Perubahan iklim merupakan isu global yang jadi perhatian negara di dunia. Dibutuhkan komitmen bersama dan langkah riil di lapangan untuk memperlambat perubahan cuaca. Salah satu yang ditawarkan adalah konsep mitigasi dan adaptasi perubahan iklim berbasis komunitas. Hal itu jadi fokus dalam Kick Off Conference Erasmus Mundus Programme on “LEAN CC-Linking European, African and Asian Academic Networks on Climate Change” di gedung MSK Pusat Studi Kependudukan dan Kebijakan (PSKK) Universitas Gadjah Mada. Kegiatan yang diinisiasi Fakultas Geografi UGM ini menggandeng sembilan universitas dari lima negara seperti Erasmus University Rotterdam, Ca’ Foscari University of Venice, Soegijapranata Catholic University of Semarang dan The University of Witwatersrand South Africa.

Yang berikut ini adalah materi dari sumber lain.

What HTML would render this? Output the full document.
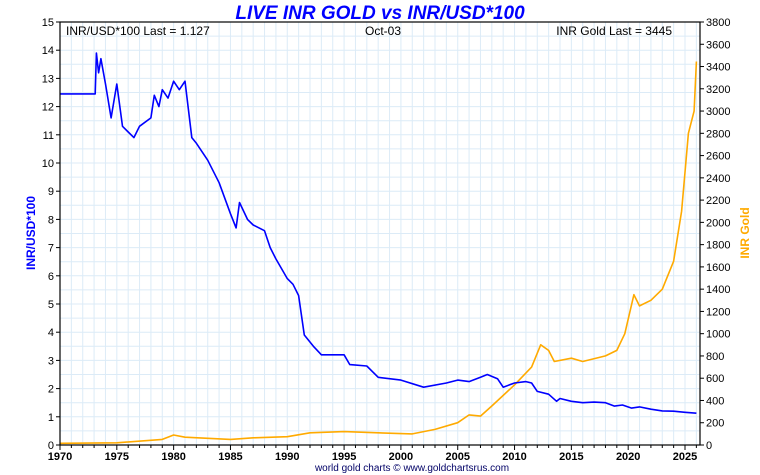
<!DOCTYPE html>
<html><head><meta charset="utf-8"><style>
body{margin:0;background:#fff;}
svg{display:block;font-family:"Liberation Sans",sans-serif;}
</style></head><body>
<svg id="c" width="760" height="475"></svg>
<script>
const inrYears=[1970,1973.1,1973.2,1973.4,1973.6,1974,1974.5,1975,1975.5,1976,1976.5,1977,1978,1978.3,1978.7,1979,1979.5,1980,1980.5,1981,1981.3,1981.6,1982,1983,1984,1985,1985.5,1985.8,1986.5,1987,1988,1988.5,1989,1990,1990.5,1991,1991.5,1992.3,1993,1995,1995.5,1997,1998,2000,2002,2004,2005,2006,2007,2007.6,2008.5,2009,2010,2011,2011.5,2012,2013,2013.7,2014,2015,2016,2017,2018,2018.8,2019.5,2020.3,2021,2022,2023,2024,2025,2026];
const inrValues=[12.45,12.45,13.9,13.2,13.7,12.8,11.6,12.8,11.3,11.1,10.9,11.3,11.6,12.4,12.0,12.6,12.3,12.9,12.6,12.9,11.9,10.9,10.7,10.1,9.3,8.2,7.7,8.6,8.0,7.8,7.6,7.0,6.6,5.9,5.7,5.3,3.9,3.5,3.2,3.2,2.85,2.8,2.4,2.3,2.05,2.2,2.3,2.25,2.4,2.5,2.35,2.05,2.2,2.25,2.2,1.9,1.8,1.55,1.65,1.55,1.5,1.52,1.5,1.38,1.42,1.31,1.35,1.27,1.21,1.2,1.16,1.127];
const goldYears=[1970,1975,1979,1980,1981,1985,1987,1990,1992,1995,1998,2001,2003,2005,2006,2007,2008,2010,2011.5,2012.3,2013,2013.5,2015,2016,2018,2019,2019.7,2020.5,2021,2022,2023,2024,2024.7,2025.3,2025.8,2026];
const goldValues=[15,20,50,90,70,50,65,75,110,120,110,100,140,200,270,260,350,540,700,900,850,750,780,750,800,850,1000,1350,1250,1300,1400,1650,2100,2800,3000,3445];
const xTicks=[1970,1975,1980,1985,1990,1995,2000,2005,2010,2015,2020,2025];
const leftTicks=[0,1,2,3,4,5,6,7,8,9,10,11,12,13,14,15];
const rightTicks=[0,200,400,600,800,1000,1200,1400,1600,1800,2000,2200,2400,2600,2800,3000,3200,3400,3600,3800];

const L=60,R=700,T=22,B=445;
const x=y=>L+(y-1970)*(625/55);
const yl=v=>B-v*(B-T)/15;
const yr=v=>B-v*(B-T)/3800;
const svg=document.getElementById('c');
const NS='http://www.w3.org/2000/svg';
function el(t,a,p){const e=document.createElementNS(NS,t);for(const k in a)e.setAttribute(k,a[k]);(p||svg).appendChild(e);return e;}

const grid=el('g',{});


for(let yy=1971;yy<=2026;yy++){el('line',{x1:x(yy),x2:x(yy),y1:T,y2:B,stroke:'#dcebf7','stroke-width':1},grid);}
for(let v=0.5;v<15;v+=0.5){el('line',{x1:L,x2:R,y1:yl(v),y2:yl(v),stroke:'#dcebf7','stroke-width':1},grid);}

function txt(s,a,name){const t=el('text',a);t.textContent=s;return t;}

// axes ticks
leftTicks.forEach(v=>{el('line',{x1:L-4,x2:L,y1:yl(v),y2:yl(v),stroke:'#000'});txt(v,{x:L-6,y:yl(v)+4,'text-anchor':'end','font-size':11},'y-left-tick');});
rightTicks.forEach(v=>{el('line',{x1:R,x2:R+4,y1:yr(v),y2:yr(v),stroke:'#000'});txt(v,{x:R+6,y:yr(v)+4,'font-size':11},'y-right-tick');});
for(let yy=1970;yy<=2026;yy++){el('line',{x1:x(yy),x2:x(yy),y1:B,y2:B+(yy%5?3:5),stroke:'#000'});}
xTicks.forEach(v=>txt(v,{x:x(v),y:B+15,'text-anchor':'middle','font-size':11,'font-weight':'bold'},'x-tick'));

function path(xs,vs,f,col,name){let d='';xs.forEach((a,i)=>{d+=(i?'L':'M')+x(a).toFixed(1)+','+f(vs[i]).toFixed(1);});const p=el('path',{d:d,fill:'none',stroke:col,'stroke-width':1.6,'stroke-linejoin':'round'});}
path(goldYears,goldValues,yr,'#ffaa00','inr-gold-line');
path(inrYears,inrValues,yl,'#0000ff','inr-usd-line');

el('rect',{x:L,y:T,width:R-L,height:B-T,fill:'none',stroke:'#000','stroke-width':1.2});

txt('LIVE INR GOLD vs INR/USD*100',{x:380,y:19,'text-anchor':'middle','font-size':19,'font-weight':'bold','font-style':'italic',fill:'#0000ff'},'chart-title');
txt('INR/USD*100 Last = 1.127',{x:66,y:35,'font-size':12},'left-last-label');
txt('Oct-03',{x:383,y:35,'text-anchor':'middle','font-size':12},'date-label');
txt('INR Gold Last = 3445',{x:672,y:35,'text-anchor':'end','font-size':12},'right-last-label');
txt('INR/USD*100',{x:35,y:233,'text-anchor':'middle','font-size':12,'font-weight':'bold',fill:'#0000ff',transform:'rotate(-90 35 233)'},'y-left-title');
txt('INR Gold',{x:749,y:233,'text-anchor':'middle','font-size':12,'font-weight':'bold',fill:'#ffaa00',transform:'rotate(-90 749 233)'},'y-right-title');
txt('world gold charts © www.goldchartsrus.com',{x:412,y:471,'text-anchor':'middle','font-size':10,fill:'#000066'},'footer-credit');
</script>
</body></html>
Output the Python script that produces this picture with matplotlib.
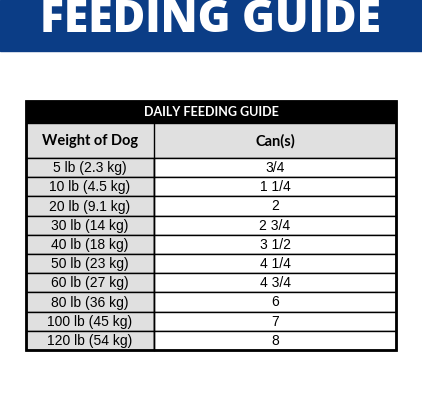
import matplotlib
matplotlib.use("Agg")
import matplotlib.pyplot as plt
from matplotlib.patches import Rectangle

title = "FEEDING GUIDE"
table_title = "DAILY FEEDING GUIDE"
col_headers = ["Weight of Dog", "Can(s)"]
weights = ["5 lb (2.3 kg)", "10 lb (4.5 kg)", "20 lb (9.1 kg)", "30 lb (14 kg)", "40 lb (18 kg)",
           "50 lb (23 kg)", "60 lb (27 kg)", "80 lb (36 kg)", "100 lb (45 kg)", "120 lb (54 kg)"]
cans = ["3/4", "1 1/4", "2", "2 3/4", "3 1/2", "4 1/4", "4 3/4", "6", "7", "8"]

fig = plt.figure(figsize=(4.22, 4.0), dpi=100)
ax = fig.add_axes([0, 0, 1, 1])
ax.set_xlim(0, 422); ax.set_ylim(400, 0); ax.axis("off")

# banner
ax.add_patch(Rectangle((0, 0), 422, 51, color="#0b3d86"))
ax.text(211, 20, title, color="white", fontsize=32, fontweight="heavy",
        family="Open Sans", ha="center", va="center")

x0, x1, xm = 26, 396, 154
ax.add_patch(Rectangle((x0, 101), x1 - x0, 22, color="black"))
ax.text((x0 + x1) / 2, 112, table_title, color="white", fontsize=9, fontweight="bold",
        family="Lato", ha="center", va="center")
ax.add_patch(Rectangle((x0, 123), x1 - x0, 35, facecolor="#e0e0e0", edgecolor="black", lw=1))
ax.plot([xm, xm], [123, 350], color="black", lw=1)
ax.text((x0 + xm) / 2, 141, col_headers[0], fontsize=10.5, fontweight="bold", family="Lato",
        ha="center", va="center")
ax.text((xm + x1) / 2, 141, col_headers[1], fontsize=10.5, fontweight="bold", family="Lato",
        ha="center", va="center")
rh = (350 - 158) / len(weights)
for i, (w, c) in enumerate(zip(weights, cans)):
    y = 158 + i * rh
    ax.add_patch(Rectangle((x0, y), xm - x0, rh, facecolor="#e0e0e0", edgecolor="black", lw=1))
    ax.add_patch(Rectangle((xm, y), x1 - xm, rh, facecolor="white", edgecolor="black", lw=1))
    ax.text((x0 + xm) / 2, y + rh / 2 + 0.5, w, fontsize=10, family="Liberation Sans",
            ha="center", va="center")
    ax.text((xm + x1) / 2, y + rh / 2 + 0.5, c, fontsize=10, family="Liberation Sans",
            ha="center", va="center")
ax.add_patch(Rectangle((x0, 101), x1 - x0, 249, fill=False, edgecolor="black", lw=2))

fig.savefig("out.png", dpi=100)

Dekan Fakultas Geografi, Prof. Suratman mengatakan dampak perubahan cuaca saat ini adalah terjadinya kenaikan air laut yang menyebabkan abrasi. Ini menyebabkan adanya bencana dan kerusakan baik infrastruktur, budaya maupun sarana dan prasarana. “Bahkan ada ancaman pulau-pulau yang tenggelam dan ini harus diantisipasi,” ujarnya di sela-sela konferensi, Rabu (16/11).
Di dunia, perubahan cuaca menyebabkan Thailand mengalami banjir bandang serta bencana kelaparan di Sudan. Dia melanjutkan negara-negara di Asia sendiri kini memiliki fungsi untuk menjaga suhu dunia lewat hutan tropis yang dimilikinya, termasuk Indonesia. Saat ini dikampanyekan menjaga kelestarian hutan karena berkurangnya lahan hutan mempercepat perubahan cuaca. “Hutan tropis itu buffer-nya climate change maka harus dijaga,” katanya.
Perubahan iklim juga mengancam ketersediaan pangan. Saat ini ada 7 miliar penduduk dunia dan diperkirakan ketika bumi didiami 10 miliar orang akan terjadi rebutan lahan. Dia mengatakan perlu dipikirkan untuk menciptakan lumbung dunia, yaitu di Indonesia. Dia melanjutkan menghadapi masalah ini diperlukan rencana jangka panjang terkait konservasi vegetatif dengan membuat hutan kota, danau kota serta tidak segera membuang air ke laut. Pengurangan penggunaan kendaraan yang memicu pencemaran udara, harus dikurangi.
Di konferensi ini akan dibangun jaringan di tingkat ASEAN dalam menghadapi perubahan iklim. Meski saat ini dunia, terutama Eropa tengah mengalami keguncangan akibat krisis ekonomi, Suratman optimistis upaya perlambatan climate change akan tetap berjalan selama komitmen tersebut dipertahankan. “Memang membutuhkan sebuah komitmen dan konsistensi negara yang memiliki economic power tinggi menjaga kemitraan dengan negara berkembang untuk mendukung agenda dunia,” tuturnya.
Sementara itu, Danang Sri Hadmoko dari Biro Kerjasama Luar Negeri Fakultas Geografi UGM menambahkan pertemuan ini diharapkan bisa memperkuat partnership dalam mengelola isu climate change. UGM sendiri menawarkan konsep mitigasi dan adaptasi perubahan iklim berbasis komunitas. Dia mencontohkan masyarakat Indonesia di pesisir memiliki kemampuan psikologis dalam menghadapi bencana. Semisal rumah kebanjiran maka beradaptasi dengan meninggikan tanggulnya. Di sisi lain, di luar negeri sistem asuransi berjalan dan mengganti semua kerugian karena bencana. “Ini yang akan kita pelajari dan perkuat kerjasama antar negara,” katanya.
Selain menawarkan konsep mitigasi berbasis komunitas, UGM sendiri sudah memiliki kegiatan terkait bencana. Yaitu membangun ketahanan dan kewaspadaan masyarakat dalam menanggapi isu perubahan iklim lewat kegiatan KKN bertematik.
Dalam kick-off conference terdapat lima keynote speech yaitu Deputi Dewan Nasional Perubahan Iklim Dr. Armi Susandi, Direktur Pusat Studi Perubahan Iklim Universitas Indonesia Dr. Jatna Supriatna. Selain itu, Stelio Grafakos dari HIS Belanda, CEO Study Portals Edwin van Rest, Rick Heikoop dari RUAS dan Bernhard Barth dari UN-Habitat.